With the Canadian Forces spending more time in the North, Northwestel might have to bulk up its telecom network.
The military is working to increase Northwestel’s capacity, “both in a steady state, but also in a surge,” Brig.-Gen. David Millar, commander of Joint Task Force North, told a CBC reporter in late August.
An emergency – whether military or not – is going to need more communications “horsepower,” he said.
“Beefing up the communications capability in the North is what we need to do,” said Maj. Tom Bachelder, chairman of a Yellowknife-based communications working group.
During Operation Nanook – the military’s annual Northern exercise – the Iqaluit cell network suffered a “catastrophic failure.”
“From 2 a.m to 5 a.m., their network was down,” said Bachelder.
“If it had happened two days later, it would have affected the whole government exercise,” he said.
Seven hundred military personnel had been shipped up to Iqaluit for the exercise.
The increased demand in the cell network is not believed to have been a factor in the failure.
“How Northwestel maintains their stuff is Northwestel’s business,” said Bachelder.
The Iqualuit network has “sufficient capacity” to handle the increased demand, said Curtis Shaw, Northwestel’s vice-president of consumer and small business affairs.
Meetings have been held between Northwestel and the military to find common ground on expanding the capacity of Northern communications.

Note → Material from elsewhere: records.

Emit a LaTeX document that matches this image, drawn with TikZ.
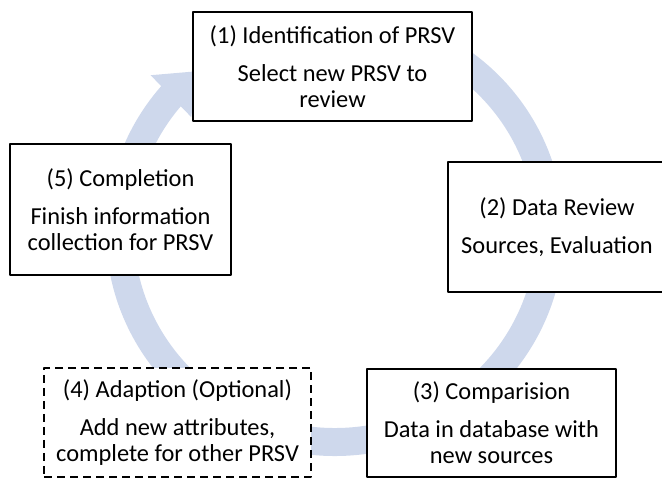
\documentclass[tikz,border=0pt]{standalone}
\usepackage{fontspec}
\setmainfont{Carlito}
\usepackage{tikz}
\usetikzlibrary{arrows.meta, bending, positioning}
\definecolor{cycleblue}{RGB}{206,216,236}

\begin{document}
\begin{tikzpicture}[line cap=round, line join=round, x=1pt, y=1pt,
	>={Triangle[width=56pt,length=36pt]},
	stage/.style={draw=black, line width=1.8pt, fill=white, inner sep=0pt, align=center,
		font=\fontsize{24.4}{26}\selectfont},
	optional/.style={stage, dash pattern=on 8pt off 5pt, line cap=butt}]
	\useasboundingbox (0,0) rectangle (662,478);
	% centre of the cycle
	\coordinate (C) at (335,246);
	\coordinate (S) at ([shift={(60:215 and 210)}]C);

	% cycle arrow behind the stages
	\draw[->, line width=28pt, cycleblue, line cap=butt] (S) arc[start angle=60, end angle=-230, x radius=215, y radius=210];

	% stages
	\node[stage, minimum width=279pt, minimum height=109pt] (identify) at (332.5,411.5)
		{(1) Identification of PRSV\\[12pt]Select new PRSV to\\review};
	\node[stage, minimum width=218pt, minimum height=130pt] (review) at (557,251)
		{(2) Data Review\\[12pt]Sources, Evaluation};
	\node[stage, minimum width=249pt, minimum height=108pt] (compare) at (491.5,55)
		{(3) Comparision\\[12pt]Data in database with\\new sources};
	\node[optional, minimum width=267pt, minimum height=109pt] (adapt) at (177.5,55.5)
		{(4) Adaption (Optional)\\[12pt]Add new attributes,\\complete for other PRSV};
	\node[stage, minimum width=221pt, minimum height=131pt] (complete) at (120.5,268.5)
		{(5) Completion\\[12pt]Finish information\\collection for PRSV};
\end{tikzpicture}
\end{document}
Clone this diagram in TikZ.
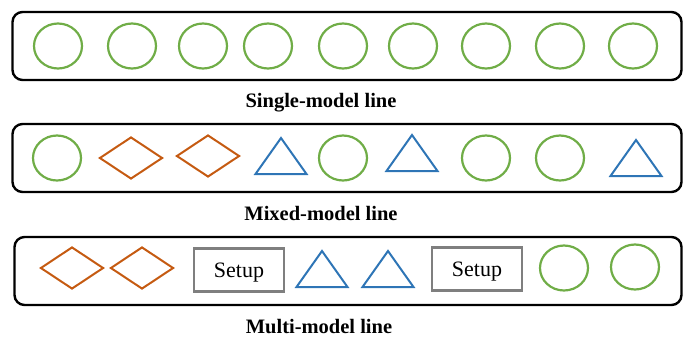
\documentclass[tikz,border=0pt]{standalone}
\usepackage{fontspec}
\setmainfont{Liberation Serif}
\usetikzlibrary{shapes.geometric}
\definecolor{partA}{HTML}{70AD47}
\definecolor{partB}{HTML}{C55A11}
\definecolor{partC}{HTML}{2E75B6}
\definecolor{setupgray}{HTML}{7F7F7F}
\begin{document}
\begin{tikzpicture}[x=1pt,y=-1pt,
		linebox/.style={draw,line width=2.4pt,rounded corners=10pt,minimum width=669pt,minimum height=68pt,inner sep=0pt},
		prodA/.style={draw=partA,line width=2.2pt,ellipse,minimum width=48pt,minimum height=45pt,inner sep=0pt},
		prodB/.style={draw=partB,line width=2pt,diamond,minimum width=63pt,minimum height=42pt,inner sep=0pt},
		prodC/.style={draw=partC,line width=2pt,isosceles triangle,isosceles triangle stretches,shape border rotate=90,minimum width=51pt,minimum height=36pt,inner sep=0pt,anchor=south},
		setupbox/.style={draw=setupgray,line width=2.4pt,minimum width=90pt,minimum height=43pt,inner sep=0pt,text depth=0pt,font=\fontsize{22}{24}\selectfont},
		linename/.style={anchor=base,font=\fontsize{20.5}{22}\selectfont\bfseries}]
	\useasboundingbox (0,0) rectangle (683,338);
	% single-model line
	\node[linebox] (single) at (347,46) {};
	\foreach \x [count=\i] in {58,132,203,268,343,413,486,560,633}
		\node[prodA] (s\i) at (\x,46) {};
	\node[linename] (singlename) at (321,107) {Single-model line};
	% mixed-model line
	\node[linebox] (mixed) at (347,158) {};
	\node[prodA] (m1) at (57,158) {};
	\node[prodB] (m2) at (131,158) {};
	\node[prodB] (m3) at (208,156) {};
	\node[prodC] (m4) at (281,175) {};
	\node[prodA] (m5) at (343,158) {};
	\node[prodC] (m6) at (412,172) {};
	\node[prodA] (m7) at (486,158) {};
	\node[prodA] (m8) at (560,158) {};
	\node[prodC] (m9) at (636,177) {};
	\node[linename] (mixedname) at (321,220) {Mixed-model line};
	% multi-model line
	\node[linebox,minimum width=667pt] (multi) at (348,271) {};
	\node[prodB] (u1) at (72,268) {};
	\node[prodB] (u2) at (142,268) {};
	\node[setupbox] (u3) at (239,270) {Setup};
	\node[prodC] (u4) at (322,288) {};
	\node[prodC] (u5) at (388,288) {};
	\node[setupbox] (u6) at (477,269) {Setup};
	\node[prodA] (u7) at (564,268) {};
	\node[prodA] (u8) at (635,267) {};
	\node[linename] (multiname) at (319,333) {Multi-model line};
\end{tikzpicture}
\end{document}
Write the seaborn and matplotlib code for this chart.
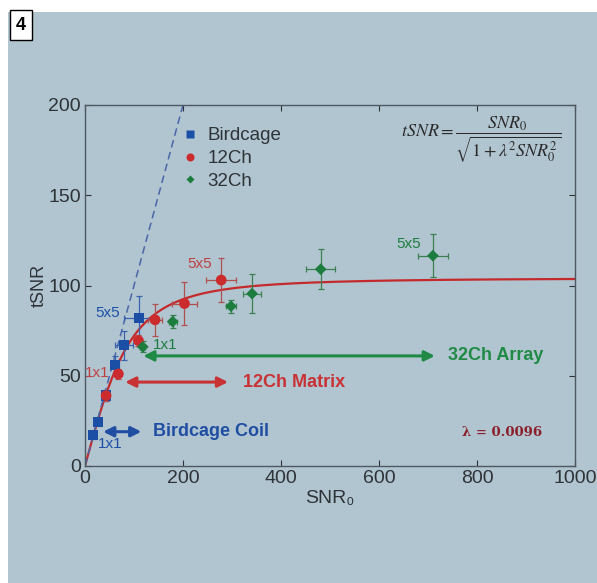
import numpy as np
import pandas as pd
import matplotlib
matplotlib.use('Agg')
import matplotlib.pyplot as plt
from matplotlib.patches import Rectangle
import seaborn as sns

# data
birdcage_snr0 = [17, 26, 43, 61, 80, 110]
birdcage_tsnr = [17, 24.5, 39, 56, 67, 82]
birdcage_xerr = [2, 3, 4, 8, 18, 30]
birdcage_yerr = [2, 2, 3, 5, 8, 12]

ch12_snr0 = [43, 68, 109, 143, 203, 278]
ch12_tsnr = [39, 51, 69.5, 81, 90, 103]
ch12_xerr = [4, 5, 7, 14, 26, 31]
ch12_yerr = [3, 3, 3, 9, 12, 12]

ch32_snr0 = [118, 179, 298, 341, 481, 710]
ch32_tsnr = [66, 80, 88.5, 95.5, 109, 116.5]
ch32_xerr = [5, 8, 10, 18, 30, 30]
ch32_yerr = [3, 3.5, 3.5, 11, 11, 12]

lam = 0.0096
x_ticks = [0, 200, 400, 600, 800, 1000]
y_ticks = [0, 50, 100, 150, 200]

df = pd.DataFrame({
    'SNR0': birdcage_snr0 + ch12_snr0 + ch32_snr0,
    'tSNR': birdcage_tsnr + ch12_tsnr + ch32_tsnr,
    'coil': ['Birdcage'] * 6 + ['12Ch'] * 6 + ['32Ch'] * 6,
})

blue = '#1b4fa6'
red = '#cc2b2e'
green = '#1d7d3e'
bg = '#b1c5d0'
ink = '#2e3338'

sns.set_style('ticks')
plt.rcParams['font.family'] = ['Liberation Sans', 'DejaVu Sans']
plt.rcParams['mathtext.fontset'] = 'stix'

fig = plt.figure(figsize=(5.97, 5.83), dpi=100)
fig.patch.set_facecolor('white')
fig.patches.append(Rectangle((8 / 597, 0), 1, (583 - 12) / 583, transform=fig.transFigure,
                             facecolor=bg, edgecolor='none', zorder=-10))

# panel number box
fig.text(21 / 597, 1 - 25 / 583, '4', ha='center', va='center', fontsize=13, fontweight='bold',
         color='black', bbox=dict(boxstyle='square,pad=0.35', facecolor='white', edgecolor='black', lw=1))

ax = fig.add_axes([85 / 597, (583 - 466) / 583, 490 / 597, 361 / 583])
ax.set_facecolor(bg)

# model curve and identity line
xs = np.linspace(0, 1000, 400)
ax.plot(xs, xs / np.sqrt(1 + lam ** 2 * xs ** 2), color='#c42a2c', lw=1.6, zorder=2)
ax.plot([0, 200], [0, 200], color='#4a66a8', lw=1.1, ls=(0, (5, 3)), zorder=2)

# error bars
for xv, yv, xe, ye, c in [(birdcage_snr0, birdcage_tsnr, birdcage_xerr, birdcage_yerr, '#3a62b0'),
                          (ch12_snr0, ch12_tsnr, ch12_xerr, ch12_yerr, '#b05050'),
                          (ch32_snr0, ch32_tsnr, ch32_xerr, ch32_yerr, '#3a8050')]:
    ax.errorbar(xv, yv, xerr=xe, yerr=ye, fmt='none', ecolor=c, elinewidth=0.9,
                capsize=2.5, capthick=0.9, zorder=3)

sns.scatterplot(data=df, x='SNR0', y='tSNR', hue='coil', style='coil', size='coil',
                palette={'Birdcage': blue, '12Ch': red, '32Ch': green},
                markers={'Birdcage': 's', '12Ch': 'o', '32Ch': 'D'},
                sizes={'Birdcage': 55, '12Ch': 60, '32Ch': 36},
                edgecolor='none', ax=ax, zorder=4)

ax.set_xlim(0, 1000)
ax.set_ylim(0, 200)
ax.set_xticks(x_ticks)
ax.set_yticks(y_ticks)
ax.tick_params(direction='in', length=4, width=0.8, top=True, right=True,
               labelsize=14, colors=ink, labelcolor=ink, pad=3)
for sp in ax.spines.values():
    sp.set_color('#4d5860')
    sp.set_linewidth(1.0)
ax.set_xlabel('SNR\u2080', fontsize=14, color=ink, labelpad=2)
ax.set_ylabel('tSNR', fontsize=13, color=ink, labelpad=0)

leg = ax.legend(loc='upper left', bbox_to_anchor=(0.156, 0.985), frameon=False, fontsize=13.5,
                handletextpad=0.35, handlelength=1.2, labelspacing=0.3, markerscale=0.75)
for t in leg.get_texts():
    t.set_color(ink)

# point labels
lab_kw = dict(fontsize=11, ha='center', va='center', zorder=5)
ax.text(51, 12, '1x1', color=blue, **lab_kw)
ax.text(46, 85, '5x5', color=blue, **lab_kw)
ax.text(25, 51.5, '1x1', color='#c04040', clip_on=False, **lab_kw)
ax.text(233, 112, '5x5', color='#c04040', **lab_kw)
ax.text(163, 67, '1x1', color=green, **lab_kw)
ax.text(660, 123, '5x5', color=green, **lab_kw)

# range arrows
arrow_specs = [(37, 115, 19, '#1f4ea3', 'Birdcage Coil', 139),
               (82, 292, 46.5, '#c83235', '12Ch Matrix', 323),
               (119, 714, 61, '#1f8a45', '32Ch Array', 740)]
for x0, x1, yv, c, label, tx in arrow_specs:
    ax.annotate('', xy=(x1, yv), xytext=(x0, yv),
                arrowprops=dict(arrowstyle='<|-|>', color=c, lw=2.2, mutation_scale=15,
                                shrinkA=0, shrinkB=0), zorder=5)
    ax.text(tx, yv, label, color=c, fontsize=13, fontweight='bold', ha='left', va='center')

ax.text(808, 181, r'$tSNR=\dfrac{SNR_0}{\sqrt{1+\lambda^2 SNR_0^2}}$', fontsize=13,
        color='#2a2a2a', ha='center', va='center')
ax.text(851, 18.3, '\u03bb = 0.0096', fontsize=9.5, fontweight='bold', color='#8a1f2a',
        family=['DejaVu Serif'], ha='center', va='center')

fig.savefig('out.png', dpi=100, facecolor=fig.get_facecolor())
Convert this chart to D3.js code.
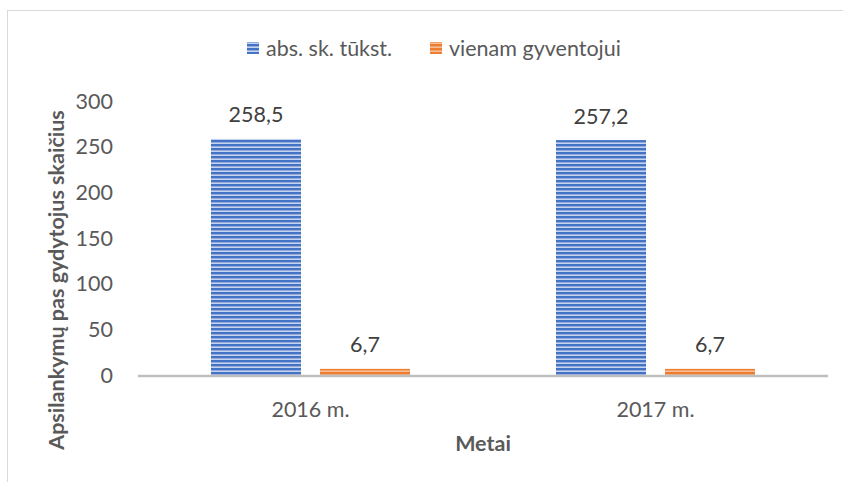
<!DOCTYPE html>
<html>
<head>
<meta charset="utf-8">
<script src="https://cdn.jsdelivr.net/npm/d3@7"></script>
<style>
  body { margin: 0; background: #fff; }
  text { font-family: Lato, "Open Sans", sans-serif; fill: #595959; }
</style>
</head>
<body>
<div id="chart-area"></div>
<script>
// data
const years = ["2016 m.", "2017 m."]
const seriesNames = ["abs. sk. tūkst.", "vienam gyventojui"]
const absValues = [258.5, 257.2]
const perCapita = [6.7, 6.7]
const yTicks = [0, 50, 100, 150, 200, 250, 300]

const width = 843, height = 482
const margin = { top: 101, right: 15, bottom: 107, left: 138 }
const fontSize = "21.5px"

const svg = d3.select("#chart-area").append("svg")
  .attr("width", width)
  .attr("height", height)

// striped fills like the office chart
const defs = svg.append("defs")
const stripes = [
  { id: "stripe-blue", dark: "#4472c4", light: "#c5d3ee" },
  { id: "stripe-orange", dark: "#ed7d31", light: "#f6bf98" }
]
stripes.forEach(s => {
  const p = defs.append("pattern")
    .attr("id", s.id)
    .attr("patternUnits", "userSpaceOnUse")
    .attr("width", 8)
    .attr("height", 4)
  p.append("rect").attr("width", 8).attr("height", 4).attr("fill", s.light)
  p.append("rect").attr("width", 8).attr("height", 2.4).attr("fill", s.dark)
})

// chart border (only top/left visible in the crop)
svg.append("rect")
  .attr("x", 7.5).attr("y", 10.5)
  .attr("width", 860).attr("height", 500)
  .attr("fill", "none")
  .attr("stroke", "#d9d9d9")

const rows = years.map((y, i) => ({ year: y, values: [absValues[i], perCapita[i]] }))

const x0 = d3.scaleBand()
  .domain(years)
  .range([margin.left, width - margin.right])

const x1 = d3.scaleBand()
  .domain([0, 1])
  .range([0, 199])
  .paddingInner(0.19 / 1.09)

const y = d3.scaleLinear()
  .domain([0, 300])
  .range([height - margin.bottom, margin.top])

// y axis labels
svg.append("g")
  .selectAll("text")
  .data(yTicks)
  .enter().append("text")
  .attr("x", 113)
  .attr("y", d => y(d))
  .attr("dy", "0.35em")
  .attr("text-anchor", "end")
  .style("font-size", fontSize)
  .text(d => d)

// bars
const groups = svg.append("g")
  .selectAll("g")
  .data(rows)
  .enter().append("g")
  .attr("transform", d => `translate(${x0(d.year) + (x0.bandwidth() - 199) / 2},0)`)

groups.selectAll("rect")
  .data(d => d.values)
  .enter().append("rect")
  .attr("x", (d, i) => x1(i))
  .attr("y", d => y(d))
  .attr("width", x1.bandwidth())
  .attr("height", d => y(0) - y(d))
  .attr("fill", (d, i) => `url(#${stripes[i].id})`)

groups.selectAll("text")
  .data(d => d.values)
  .enter().append("text")
  .attr("x", (d, i) => x1(i) + x1.bandwidth() / 2)
  .attr("y", d => y(d) - 24)
  .attr("dy", "0.35em")
  .attr("text-anchor", "middle")
  .style("font-size", fontSize)
  .style("fill", "#404040")
  .text(d => d3.format(".1f")(d).replace(".", ","))

// x axis line
svg.append("line")
  .attr("x1", margin.left)
  .attr("x2", width - margin.right)
  .attr("y1", y(0) + 1)
  .attr("y2", y(0) + 1)
  .attr("stroke", "#bfbfbf")
  .attr("stroke-width", 2.5)

// x labels
svg.append("g")
  .selectAll("text")
  .data(years)
  .enter().append("text")
  .attr("x", d => x0(d) + x0.bandwidth() / 2)
  .attr("y", 409)
  .attr("dy", "0.35em")
  .attr("text-anchor", "middle")
  .style("font-size", fontSize)
  .text(d => d)

// axis titles
svg.append("text")
  .attr("x", (margin.left + width - margin.right) / 2)
  .attr("y", 443)
  .attr("dy", "0.35em")
  .attr("text-anchor", "middle")
  .style("font-size", fontSize)
  .style("font-weight", "bold")
  .text("Metai")

svg.append("text")
  .attr("transform", "translate(56,280) rotate(-90)")
  .attr("dy", "0.35em")
  .attr("text-anchor", "middle")
  .style("font-size", fontSize)
  .style("font-weight", "bold")
  .text("Apsilankymų pas gydytojus skaičius")

// legend
const legend = svg.append("g")
  .selectAll("g")
  .data(seriesNames)
  .enter().append("g")
  .attr("transform", (d, i) => `translate(${i === 0 ? 247 : 430},48)`)

legend.append("rect")
  .attr("y", -6)
  .attr("width", 12)
  .attr("height", 12)
  .attr("fill", (d, i) => `url(#${stripes[i].id})`)

legend.append("text")
  .attr("x", 19)
  .attr("dy", "0.35em")
  .style("font-size", fontSize)
  .text(d => d)
</script>
</body>
</html>
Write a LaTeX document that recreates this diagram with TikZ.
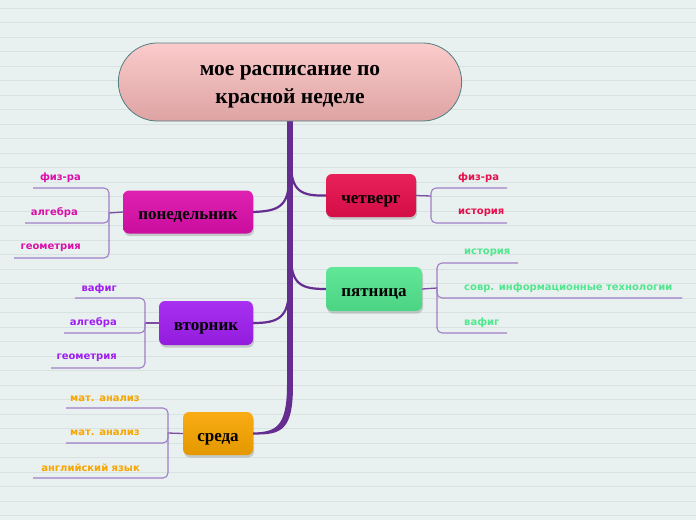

“If (the military) can determine common issues we have with communication, then we can go to providers, such as Northwestel, and say, ‘We have these comms issues; what are you doing to address these comms issues? What’s coming down the pipe?’” said Bachelder.
Of course, cellphone coverage is only one aspect of how the military talks to itself.
“Obviously, when they’re doing operations out on the tundra, they’re not going to have access to cellular coverage,” said Shaw.
“Maybe Northwestel isn’t the provider that’s going to solve all of our problems – but they may know who can, or can’t,” said Bachelder.
Bolstering northern communications has become a top Canadian Forces priority.
Especially when winter hits.
“In the summertime I don’t think there is a communication issue,” said Bachelder.
“But we get into the cold weather and then we have the challenges,” he said.
High-frequency radios get bogged down by high winds and bad weather.
Satellite radios need clear skies; if heavy weather hits, a unit could find themselves cut off from outside communications.
Iridium radios are “fairly reliable,” but not fit for the ultra-cold of the Arctic.
The manufacturer doesn’t recommend using the radios in anything colder than minus 10.
“If we’re out on a ranger patrol and it’s minus 40, it’s not a system that you’ll just pull out of your pocket and be able to talk on,” said Bachelder.